**Problem details:** Please give the listing again, word for word, with nothing left out.

**Given data:**
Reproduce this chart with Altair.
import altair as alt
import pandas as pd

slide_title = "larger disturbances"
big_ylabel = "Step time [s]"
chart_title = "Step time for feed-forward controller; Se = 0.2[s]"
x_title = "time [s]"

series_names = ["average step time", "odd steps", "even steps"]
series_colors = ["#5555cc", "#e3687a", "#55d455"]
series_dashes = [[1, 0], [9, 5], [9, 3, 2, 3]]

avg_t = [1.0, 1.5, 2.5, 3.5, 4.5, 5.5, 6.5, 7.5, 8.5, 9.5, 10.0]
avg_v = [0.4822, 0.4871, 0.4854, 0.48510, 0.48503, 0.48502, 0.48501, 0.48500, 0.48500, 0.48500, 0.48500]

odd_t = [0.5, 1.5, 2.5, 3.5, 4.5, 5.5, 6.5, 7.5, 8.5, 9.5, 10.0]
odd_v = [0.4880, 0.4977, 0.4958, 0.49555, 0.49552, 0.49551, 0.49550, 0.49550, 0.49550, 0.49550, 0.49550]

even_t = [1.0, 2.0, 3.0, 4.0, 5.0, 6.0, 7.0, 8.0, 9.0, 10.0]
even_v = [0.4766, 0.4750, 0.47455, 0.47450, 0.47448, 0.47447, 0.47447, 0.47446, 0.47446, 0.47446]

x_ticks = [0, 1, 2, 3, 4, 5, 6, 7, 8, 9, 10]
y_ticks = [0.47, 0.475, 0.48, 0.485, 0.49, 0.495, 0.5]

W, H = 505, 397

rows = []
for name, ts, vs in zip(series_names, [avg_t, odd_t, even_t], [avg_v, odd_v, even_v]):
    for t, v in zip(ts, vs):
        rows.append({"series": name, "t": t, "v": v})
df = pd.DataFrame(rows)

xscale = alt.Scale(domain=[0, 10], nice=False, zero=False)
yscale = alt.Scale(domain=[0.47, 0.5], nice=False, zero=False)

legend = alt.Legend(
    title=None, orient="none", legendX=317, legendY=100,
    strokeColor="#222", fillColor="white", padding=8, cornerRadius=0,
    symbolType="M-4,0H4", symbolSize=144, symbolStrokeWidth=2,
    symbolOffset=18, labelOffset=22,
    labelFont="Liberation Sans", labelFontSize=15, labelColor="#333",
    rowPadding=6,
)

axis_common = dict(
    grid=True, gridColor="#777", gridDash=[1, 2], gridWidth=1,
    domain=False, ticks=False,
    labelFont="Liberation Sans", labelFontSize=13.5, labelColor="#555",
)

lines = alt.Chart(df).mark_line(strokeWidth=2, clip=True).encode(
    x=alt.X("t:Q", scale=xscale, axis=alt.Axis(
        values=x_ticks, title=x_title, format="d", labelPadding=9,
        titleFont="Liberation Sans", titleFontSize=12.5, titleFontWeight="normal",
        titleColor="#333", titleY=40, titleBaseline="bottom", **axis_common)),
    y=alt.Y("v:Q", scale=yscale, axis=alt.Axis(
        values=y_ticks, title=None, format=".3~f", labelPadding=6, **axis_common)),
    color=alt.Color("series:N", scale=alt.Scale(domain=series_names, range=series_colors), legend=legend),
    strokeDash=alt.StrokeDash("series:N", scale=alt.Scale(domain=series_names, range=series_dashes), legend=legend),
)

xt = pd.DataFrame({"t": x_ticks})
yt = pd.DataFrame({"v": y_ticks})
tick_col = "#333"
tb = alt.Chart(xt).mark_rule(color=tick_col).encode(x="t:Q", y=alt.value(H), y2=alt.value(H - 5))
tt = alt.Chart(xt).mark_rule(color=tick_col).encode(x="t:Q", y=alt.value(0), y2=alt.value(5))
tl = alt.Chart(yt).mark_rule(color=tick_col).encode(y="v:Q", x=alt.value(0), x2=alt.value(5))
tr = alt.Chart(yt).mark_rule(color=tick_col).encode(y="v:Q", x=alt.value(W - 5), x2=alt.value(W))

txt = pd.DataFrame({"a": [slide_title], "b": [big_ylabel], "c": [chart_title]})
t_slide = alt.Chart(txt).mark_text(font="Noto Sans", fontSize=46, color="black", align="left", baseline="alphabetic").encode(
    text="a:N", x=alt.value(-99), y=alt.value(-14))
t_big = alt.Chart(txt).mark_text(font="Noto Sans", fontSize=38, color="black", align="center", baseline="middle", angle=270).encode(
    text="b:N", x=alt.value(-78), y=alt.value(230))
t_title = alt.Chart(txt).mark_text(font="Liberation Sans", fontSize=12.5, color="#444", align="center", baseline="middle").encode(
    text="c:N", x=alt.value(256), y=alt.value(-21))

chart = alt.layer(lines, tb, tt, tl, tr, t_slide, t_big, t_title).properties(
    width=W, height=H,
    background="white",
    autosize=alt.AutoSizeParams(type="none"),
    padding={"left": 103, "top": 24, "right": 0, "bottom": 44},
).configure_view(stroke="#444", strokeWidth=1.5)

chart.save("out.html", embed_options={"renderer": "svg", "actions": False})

**Result below:**
Reproduce this chart with Altair.
import altair as alt
import pandas as pd

slide_title = "larger disturbances"
big_ylabel = "Step time [s]"
chart_title = "Step time for feed-forward controller; Se = 0.2[s]"
x_title = "time [s]"

series_names = ["average step time", "odd steps", "even steps"]
series_colors = ["#5555cc", "#e3687a", "#55d455"]
series_dashes = [[1, 0], [9, 5], [9, 3, 2, 3]]

avg_t = [1.0, 1.5, 2.5, 3.5, 4.5, 5.5, 6.5, 7.5, 8.5, 9.5, 10.0]
avg_v = [0.4822, 0.4871, 0.4854, 0.48510, 0.48503, 0.48502, 0.48501, 0.48500, 0.48500, 0.48500, 0.48500]

odd_t = [0.5, 1.5, 2.5, 3.5, 4.5, 5.5, 6.5, 7.5, 8.5, 9.5, 10.0]
odd_v = [0.4880, 0.4977, 0.4958, 0.49555, 0.49552, 0.49551, 0.49550, 0.49550, 0.49550, 0.49550, 0.49550]

even_t = [1.0, 2.0, 3.0, 4.0, 5.0, 6.0, 7.0, 8.0, 9.0, 10.0]
even_v = [0.4766, 0.4750, 0.47455, 0.47450, 0.47448, 0.47447, 0.47447, 0.47446, 0.47446, 0.47446]

x_ticks = [0, 1, 2, 3, 4, 5, 6, 7, 8, 9, 10]
y_ticks = [0.47, 0.475, 0.48, 0.485, 0.49, 0.495, 0.5]

W, H = 505, 397

rows = []
for name, ts, vs in zip(series_names, [avg_t, odd_t, even_t], [avg_v, odd_v, even_v]):
    for t, v in zip(ts, vs):
        rows.append({"series": name, "t": t, "v": v})
df = pd.DataFrame(rows)

xscale = alt.Scale(domain=[0, 10], nice=False, zero=False)
yscale = alt.Scale(domain=[0.47, 0.5], nice=False, zero=False)

legend = alt.Legend(
    title=None, orient="none", legendX=317, legendY=100,
    strokeColor="#222", fillColor="white", padding=8, cornerRadius=0,
    symbolType="M-4,0H4", symbolSize=144, symbolStrokeWidth=2,
    symbolOffset=18, labelOffset=22,
    labelFont="Liberation Sans", labelFontSize=15, labelColor="#333",
    rowPadding=6,
)

axis_common = dict(
    grid=True, gridColor="#777", gridDash=[1, 2], gridWidth=1,
    domain=False, ticks=False,
    labelFont="Liberation Sans", labelFontSize=13.5, labelColor="#555",
)

lines = alt.Chart(df).mark_line(strokeWidth=2, clip=True).encode(
    x=alt.X("t:Q", scale=xscale, axis=alt.Axis(
        values=x_ticks, title=x_title, format="d", labelPadding=9,
        titleFont="Liberation Sans", titleFontSize=12.5, titleFontWeight="normal",
        titleColor="#333", titleY=40, titleBaseline="bottom", **axis_common)),
    y=alt.Y("v:Q", scale=yscale, axis=alt.Axis(
        values=y_ticks, title=None, format=".3~f", labelPadding=6, **axis_common)),
    color=alt.Color("series:N", scale=alt.Scale(domain=series_names, range=series_colors), legend=legend),
    strokeDash=alt.StrokeDash("series:N", scale=alt.Scale(domain=series_names, range=series_dashes), legend=legend),
)

xt = pd.DataFrame({"t": x_ticks})
yt = pd.DataFrame({"v": y_ticks})
tick_col = "#333"
tb = alt.Chart(xt).mark_rule(color=tick_col).encode(x="t:Q", y=alt.value(H), y2=alt.value(H - 5))
tt = alt.Chart(xt).mark_rule(color=tick_col).encode(x="t:Q", y=alt.value(0), y2=alt.value(5))
tl = alt.Chart(yt).mark_rule(color=tick_col).encode(y="v:Q", x=alt.value(0), x2=alt.value(5))
tr = alt.Chart(yt).mark_rule(color=tick_col).encode(y="v:Q", x=alt.value(W - 5), x2=alt.value(W))

txt = pd.DataFrame({"a": [slide_title], "b": [big_ylabel], "c": [chart_title]})
t_slide = alt.Chart(txt).mark_text(font="Noto Sans", fontSize=46, color="black", align="left", baseline="alphabetic").encode(
    text="a:N", x=alt.value(-99), y=alt.value(-14))
t_big = alt.Chart(txt).mark_text(font="Noto Sans", fontSize=38, color="black", align="center", baseline="middle", angle=270).encode(
    text="b:N", x=alt.value(-78), y=alt.value(230))
t_title = alt.Chart(txt).mark_text(font="Liberation Sans", fontSize=12.5, color="#444", align="center", baseline="middle").encode(
    text="c:N", x=alt.value(256), y=alt.value(-21))

chart = alt.layer(lines, tb, tt, tl, tr, t_slide, t_big, t_title).properties(
    width=W, height=H,
    background="white",
    autosize=alt.AutoSizeParams(type="none"),
    padding={"left": 103, "top": 24, "right": 0, "bottom": 44},
).configure_view(stroke="#444", strokeWidth=1.5)

chart.save("out.html", embed_options={"renderer": "svg", "actions": False})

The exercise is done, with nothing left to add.